EXERCISE:
Give back, word for word, only the lines from the opening of the records through the one with "465, 616, 681]". Pictures stay out.

GIVEN ENTRIES:
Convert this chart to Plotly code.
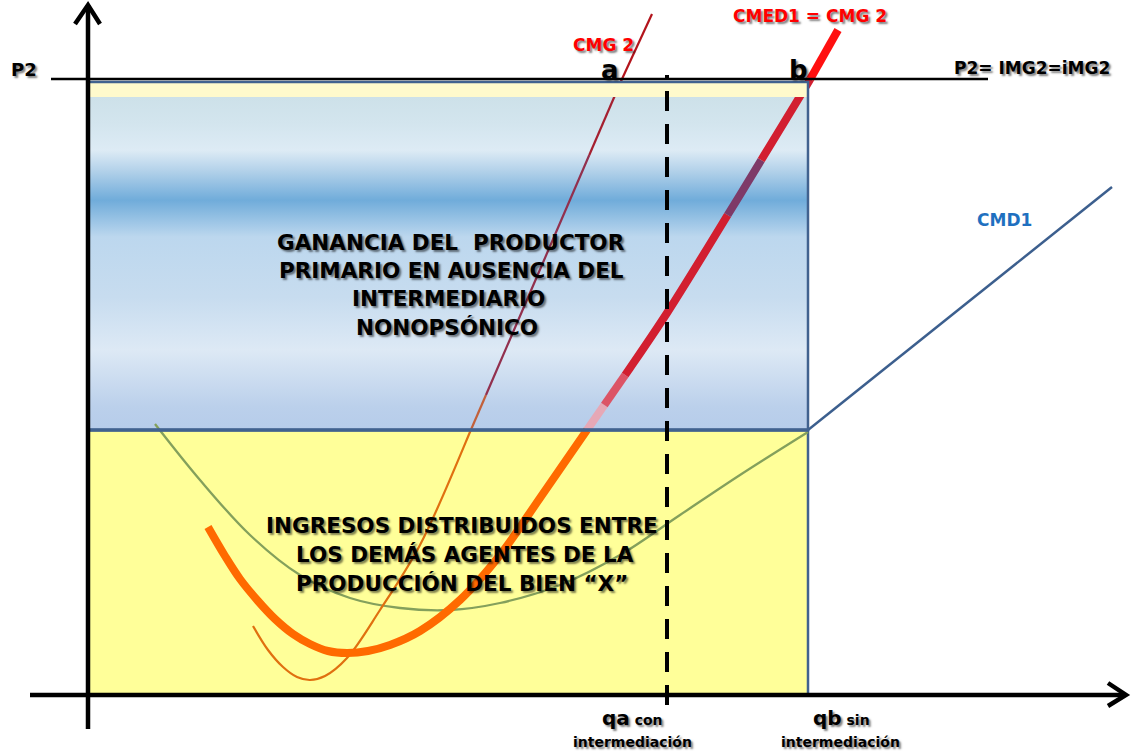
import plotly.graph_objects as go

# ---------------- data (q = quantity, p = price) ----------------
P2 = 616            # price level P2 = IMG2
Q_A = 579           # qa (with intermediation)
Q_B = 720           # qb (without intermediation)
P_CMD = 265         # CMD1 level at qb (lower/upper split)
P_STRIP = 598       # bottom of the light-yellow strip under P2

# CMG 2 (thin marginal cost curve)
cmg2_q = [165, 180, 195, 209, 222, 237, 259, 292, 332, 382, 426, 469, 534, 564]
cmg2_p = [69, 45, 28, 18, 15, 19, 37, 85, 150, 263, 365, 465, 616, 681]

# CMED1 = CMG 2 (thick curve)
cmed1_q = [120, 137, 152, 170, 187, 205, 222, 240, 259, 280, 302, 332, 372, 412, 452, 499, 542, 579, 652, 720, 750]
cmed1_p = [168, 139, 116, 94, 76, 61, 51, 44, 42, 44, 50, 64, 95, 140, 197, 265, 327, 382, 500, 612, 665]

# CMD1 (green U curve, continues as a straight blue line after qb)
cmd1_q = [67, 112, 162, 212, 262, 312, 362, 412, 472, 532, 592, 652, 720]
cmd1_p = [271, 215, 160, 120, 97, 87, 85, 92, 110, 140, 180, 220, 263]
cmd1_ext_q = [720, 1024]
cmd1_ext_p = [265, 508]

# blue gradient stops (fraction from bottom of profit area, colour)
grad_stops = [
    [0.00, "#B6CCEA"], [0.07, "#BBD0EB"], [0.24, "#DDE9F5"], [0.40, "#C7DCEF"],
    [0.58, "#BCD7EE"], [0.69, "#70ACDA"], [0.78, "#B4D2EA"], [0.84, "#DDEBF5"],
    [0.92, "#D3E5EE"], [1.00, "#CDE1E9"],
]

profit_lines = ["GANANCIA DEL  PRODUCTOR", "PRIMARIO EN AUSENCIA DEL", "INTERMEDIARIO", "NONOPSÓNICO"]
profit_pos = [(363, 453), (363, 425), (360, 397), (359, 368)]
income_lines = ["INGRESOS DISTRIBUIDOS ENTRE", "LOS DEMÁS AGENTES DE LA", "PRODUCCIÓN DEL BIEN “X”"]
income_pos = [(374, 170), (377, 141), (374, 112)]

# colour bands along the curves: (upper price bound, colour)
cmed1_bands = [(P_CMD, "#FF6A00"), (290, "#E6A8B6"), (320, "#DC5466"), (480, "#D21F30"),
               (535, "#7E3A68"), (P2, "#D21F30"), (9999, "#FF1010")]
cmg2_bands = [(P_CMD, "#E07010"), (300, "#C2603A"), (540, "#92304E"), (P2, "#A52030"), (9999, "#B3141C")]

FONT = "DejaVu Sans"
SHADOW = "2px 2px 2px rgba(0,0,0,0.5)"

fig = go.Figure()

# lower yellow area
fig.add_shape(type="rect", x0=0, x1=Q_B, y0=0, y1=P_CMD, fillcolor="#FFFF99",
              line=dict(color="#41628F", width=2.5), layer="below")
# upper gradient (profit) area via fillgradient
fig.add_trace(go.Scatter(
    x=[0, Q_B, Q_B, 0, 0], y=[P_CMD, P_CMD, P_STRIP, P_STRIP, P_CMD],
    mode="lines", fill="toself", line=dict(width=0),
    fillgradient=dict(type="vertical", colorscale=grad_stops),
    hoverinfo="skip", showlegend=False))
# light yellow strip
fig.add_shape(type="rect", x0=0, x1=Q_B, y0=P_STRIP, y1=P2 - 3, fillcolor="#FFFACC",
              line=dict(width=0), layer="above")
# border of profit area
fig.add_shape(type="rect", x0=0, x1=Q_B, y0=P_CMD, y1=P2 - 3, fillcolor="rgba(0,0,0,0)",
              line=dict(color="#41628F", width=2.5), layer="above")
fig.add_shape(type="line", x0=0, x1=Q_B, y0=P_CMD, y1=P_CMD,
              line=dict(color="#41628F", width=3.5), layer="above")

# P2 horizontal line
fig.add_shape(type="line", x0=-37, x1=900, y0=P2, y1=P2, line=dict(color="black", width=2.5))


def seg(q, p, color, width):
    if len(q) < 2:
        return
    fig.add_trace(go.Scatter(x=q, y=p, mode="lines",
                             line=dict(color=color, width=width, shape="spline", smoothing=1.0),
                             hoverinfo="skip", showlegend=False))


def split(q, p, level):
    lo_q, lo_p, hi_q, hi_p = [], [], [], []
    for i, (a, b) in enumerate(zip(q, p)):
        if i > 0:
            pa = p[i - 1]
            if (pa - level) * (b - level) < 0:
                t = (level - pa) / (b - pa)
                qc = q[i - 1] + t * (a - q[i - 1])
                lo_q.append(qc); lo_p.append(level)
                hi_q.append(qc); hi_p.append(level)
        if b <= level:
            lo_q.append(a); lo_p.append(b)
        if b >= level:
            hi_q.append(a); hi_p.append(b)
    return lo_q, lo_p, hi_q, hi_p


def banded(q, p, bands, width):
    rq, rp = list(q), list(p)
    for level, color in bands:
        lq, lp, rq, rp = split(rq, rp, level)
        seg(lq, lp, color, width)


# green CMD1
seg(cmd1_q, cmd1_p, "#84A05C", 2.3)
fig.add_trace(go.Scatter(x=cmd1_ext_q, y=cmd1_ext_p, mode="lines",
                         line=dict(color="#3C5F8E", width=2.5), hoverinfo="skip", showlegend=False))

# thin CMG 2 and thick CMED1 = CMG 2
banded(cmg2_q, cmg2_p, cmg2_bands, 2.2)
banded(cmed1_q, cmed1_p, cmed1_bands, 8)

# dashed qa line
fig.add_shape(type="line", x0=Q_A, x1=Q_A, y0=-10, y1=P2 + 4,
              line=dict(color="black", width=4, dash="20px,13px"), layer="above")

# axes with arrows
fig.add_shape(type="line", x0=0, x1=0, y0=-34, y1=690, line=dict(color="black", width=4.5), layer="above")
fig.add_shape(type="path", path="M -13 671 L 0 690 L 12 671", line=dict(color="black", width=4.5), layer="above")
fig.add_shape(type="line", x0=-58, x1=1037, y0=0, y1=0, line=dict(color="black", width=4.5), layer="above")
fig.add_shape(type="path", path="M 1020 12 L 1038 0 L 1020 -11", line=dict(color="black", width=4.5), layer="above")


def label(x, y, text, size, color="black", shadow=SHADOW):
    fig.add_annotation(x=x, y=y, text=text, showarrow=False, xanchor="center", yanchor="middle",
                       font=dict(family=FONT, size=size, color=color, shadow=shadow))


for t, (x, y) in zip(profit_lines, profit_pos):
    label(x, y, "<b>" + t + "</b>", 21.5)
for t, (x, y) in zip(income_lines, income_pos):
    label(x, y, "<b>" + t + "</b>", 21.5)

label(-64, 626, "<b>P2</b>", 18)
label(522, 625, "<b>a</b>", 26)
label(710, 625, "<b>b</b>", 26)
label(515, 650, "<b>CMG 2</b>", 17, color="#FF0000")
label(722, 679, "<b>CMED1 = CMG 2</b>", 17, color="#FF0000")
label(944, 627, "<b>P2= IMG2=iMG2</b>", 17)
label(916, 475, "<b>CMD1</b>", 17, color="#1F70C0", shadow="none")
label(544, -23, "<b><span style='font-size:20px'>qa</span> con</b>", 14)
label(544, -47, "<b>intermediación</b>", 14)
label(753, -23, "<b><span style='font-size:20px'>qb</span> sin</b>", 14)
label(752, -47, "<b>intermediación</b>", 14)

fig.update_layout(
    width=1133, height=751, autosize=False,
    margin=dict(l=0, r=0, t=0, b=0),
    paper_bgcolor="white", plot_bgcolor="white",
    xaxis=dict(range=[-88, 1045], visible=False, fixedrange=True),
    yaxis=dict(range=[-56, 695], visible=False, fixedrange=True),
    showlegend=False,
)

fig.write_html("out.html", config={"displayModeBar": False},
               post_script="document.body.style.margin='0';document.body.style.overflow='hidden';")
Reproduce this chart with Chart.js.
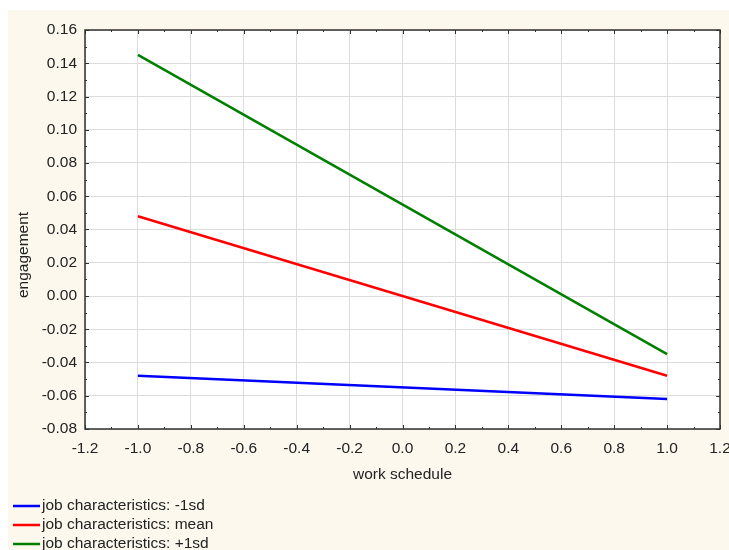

ANSWER TO THE PROBLEM:
Convert this chart to Plotly code.
import plotly.graph_objects as go

# ---------------- data (q = quantity, p = price) ----------------
P2 = 616            # price level P2 = IMG2
Q_A = 579           # qa (with intermediation)
Q_B = 720           # qb (without intermediation)
P_CMD = 265         # CMD1 level at qb (lower/upper split)
P_STRIP = 598       # bottom of the light-yellow strip under P2

# CMG 2 (thin marginal cost curve)
cmg2_q = [165, 180, 195, 209, 222, 237, 259, 292, 332, 382, 426, 469, 534, 564]
cmg2_p = [69, 45, 28, 18, 15, 19, 37, 85, 150, 263, 365, 465, 616, 681]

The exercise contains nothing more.